- Given task
Repeat the material verbatim. Images are excluded from the copy.

- Provided data

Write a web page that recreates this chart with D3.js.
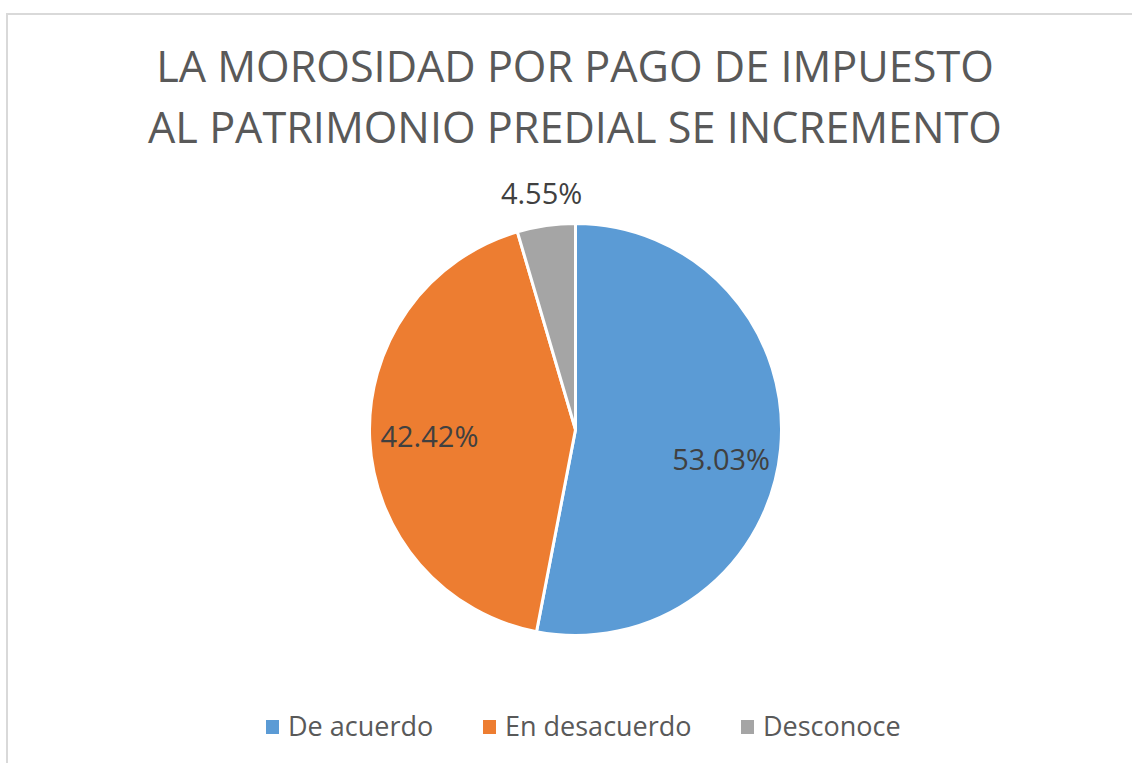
<!DOCTYPE html>
<html lang="es">
<head>
<meta charset="UTF-8">
<title>Morosidad</title>
<script src="https://d3js.org/d3.v7.min.js"></script>
<style>
  body { margin: 0; background: #fff; }
  text { font-family: "Open Sans", sans-serif; }
</style>
</head>
<body>
<script>
    var categories = ["De acuerdo", "En desacuerdo", "Desconoce"];
    var values = [53.03, 42.42, 4.55];
    var colors = ["#5B9BD5", "#ED7D31", "#A5A5A5"];
    var titleLines = ["LA MOROSIDAD POR PAGO DE IMPUESTO", "AL PATRIMONIO PREDIAL SE INCREMENTO"];

    var width = 1132, height = 763;
    var r = 206;

    var svg = d3.select("body").append("svg")
        .attr("width", width)
        .attr("height", height);

    // chart frame (only top and left edges show in the shot)
    svg.append("rect")
        .attr("x", 7).attr("y", 14)
        .attr("width", 1140).attr("height", 780)
        .attr("fill", "none")
        .attr("stroke", "#d9d9d9")
        .attr("stroke-width", 2);

    svg.selectAll(".title")
        .data(titleLines)
        .enter().append("text")
        .attr("class", "title")
        .attr("x", 575)
        .attr("y", function (d, i) { return 82 + i * 61; })
        .attr("text-anchor", "middle")
        .attr("font-size", 43.2)
        .attr("fill", "#595959")
        .text(function (d) { return d; });

    var color = d3.scaleOrdinal().domain(categories).range(colors);

    var pie = d3.pie().sort(null).value(function (d) { return d.value; });
    var data = categories.map(function (c, i) { return { name: c, value: values[i] }; });

    var arc = d3.arc().innerRadius(0).outerRadius(r);
    var inLabel = d3.arc().innerRadius(r * 0.71).outerRadius(r * 0.71);
    var outLabel = d3.arc().innerRadius(r + 32).outerRadius(r + 32);

    var g = svg.append("g").attr("transform", "translate(575.5,429.5)");

    var slices = g.selectAll(".arc")
        .data(pie(data))
        .enter().append("g")
        .attr("class", "arc");

    slices.append("path")
        .attr("d", arc)
        .attr("fill", function (d) { return color(d.data.name); })
        .attr("stroke", "#fff")
        .attr("stroke-width", 3);

    slices.append("text")
        .attr("transform", function (d) {
            var small = d.data.value < 10;
            var p = (small ? outLabel : inLabel).centroid(d);
            // Excel pushes the right-hand label a little lower
            if (!small && p[0] > 0) p[1] += 16;
            return "translate(" + p + ")";
        })
        .attr("text-anchor", "middle")
        .attr("dy", "0.35em")
        .attr("font-size", 29)
        .attr("fill", "#404040")
        .text(function (d) { return d.data.value.toFixed(2) + "%"; });

    // legend
    var legend = svg.append("g").attr("transform", "translate(266,727)");
    var xPos = [0, 217, 475];
    var items = legend.selectAll(".leg")
        .data(categories)
        .enter().append("g")
        .attr("class", "leg")
        .attr("transform", function (d, i) { return "translate(" + xPos[i] + ",0)"; });

    items.append("rect")
        .attr("x", 0).attr("y", -7)
        .attr("width", 13).attr("height", 14)
        .attr("fill", function (d) { return color(d); });

    items.append("text")
        .attr("x", 22)
        .attr("dy", "0.35em")
        .attr("font-size", 27)
        .attr("fill", "#595959")
        .text(function (d) { return d; });
</script>
</body>
</html>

- Reply to the exercise
Write a web page that recreates this chart with D3.js.
<!DOCTYPE html>
<html lang="es">
<head>
<meta charset="UTF-8">
<title>Morosidad</title>
<script src="https://d3js.org/d3.v7.min.js"></script>
<style>
  body { margin: 0; background: #fff; }
  text { font-family: "Open Sans", sans-serif; }
</style>
</head>
<body>
<script>
    var categories = ["De acuerdo", "En desacuerdo", "Desconoce"];
    var values = [53.03, 42.42, 4.55];
    var colors = ["#5B9BD5", "#ED7D31", "#A5A5A5"];
    var titleLines = ["LA MOROSIDAD POR PAGO DE IMPUESTO", "AL PATRIMONIO PREDIAL SE INCREMENTO"];

    var width = 1132, height = 763;
    var r = 206;

    var svg = d3.select("body").append("svg")
        .attr("width", width)
        .attr("height", height);

    // chart frame (only top and left edges show in the shot)
    svg.append("rect")
        .attr("x", 7).attr("y", 14)
        .attr("width", 1140).attr("height", 780)
        .attr("fill", "none")
        .attr("stroke", "#d9d9d9")
        .attr("stroke-width", 2);

    svg.selectAll(".title")
        .data(titleLines)
        .enter().append("text")
        .attr("class", "title")
        .attr("x", 575)
        .attr("y", function (d, i) { return 82 + i * 61; })
        .attr("text-anchor", "middle")
        .attr("font-size", 43.2)
        .attr("fill", "#595959")
        .text(function (d) { return d; });

    var color = d3.scaleOrdinal().domain(categories).range(colors);

    var pie = d3.pie().sort(null).value(function (d) { return d.value; });
    var data = categories.map(function (c, i) { return { name: c, value: values[i] }; });

    var arc = d3.arc().innerRadius(0).outerRadius(r);
    var inLabel = d3.arc().innerRadius(r * 0.71).outerRadius(r * 0.71);
    var outLabel = d3.arc().innerRadius(r + 32).outerRadius(r + 32);

    var g = svg.append("g").attr("transform", "translate(575.5,429.5)");

    var slices = g.selectAll(".arc")
        .data(pie(data))
        .enter().append("g")
        .attr("class", "arc");

    slices.append("path")
        .attr("d", arc)
        .attr("fill", function (d) { return color(d.data.name); })
        .attr("stroke", "#fff")
        .attr("stroke-width", 3);

    slices.append("text")
        .attr("transform", function (d) {
            var small = d.data.value < 10;
            var p = (small ? outLabel : inLabel).centroid(d);
            // Excel pushes the right-hand label a little lower
            if (!small && p[0] > 0) p[1] += 16;
            return "translate(" + p + ")";
        })
        .attr("text-anchor", "middle")
        .attr("dy", "0.35em")
        .attr("font-size", 29)
        .attr("fill", "#404040")
        .text(function (d) { return d.data.value.toFixed(2) + "%"; });

    // legend
    var legend = svg.append("g").attr("transform", "translate(266,727)");
    var xPos = [0, 217, 475];
    var items = legend.selectAll(".leg")
        .data(categories)
        .enter().append("g")
        .attr("class", "leg")
        .attr("transform", function (d, i) { return "translate(" + xPos[i] + ",0)"; });

    items.append("rect")
        .attr("x", 0).attr("y", -7)
        .attr("width", 13).attr("height", 14)
        .attr("fill", function (d) { return color(d); });

    items.append("text")
        .attr("x", 22)
        .attr("dy", "0.35em")
        .attr("font-size", 27)
        .attr("fill", "#595959")
        .text(function (d) { return d; });
</script>
</body>
</html>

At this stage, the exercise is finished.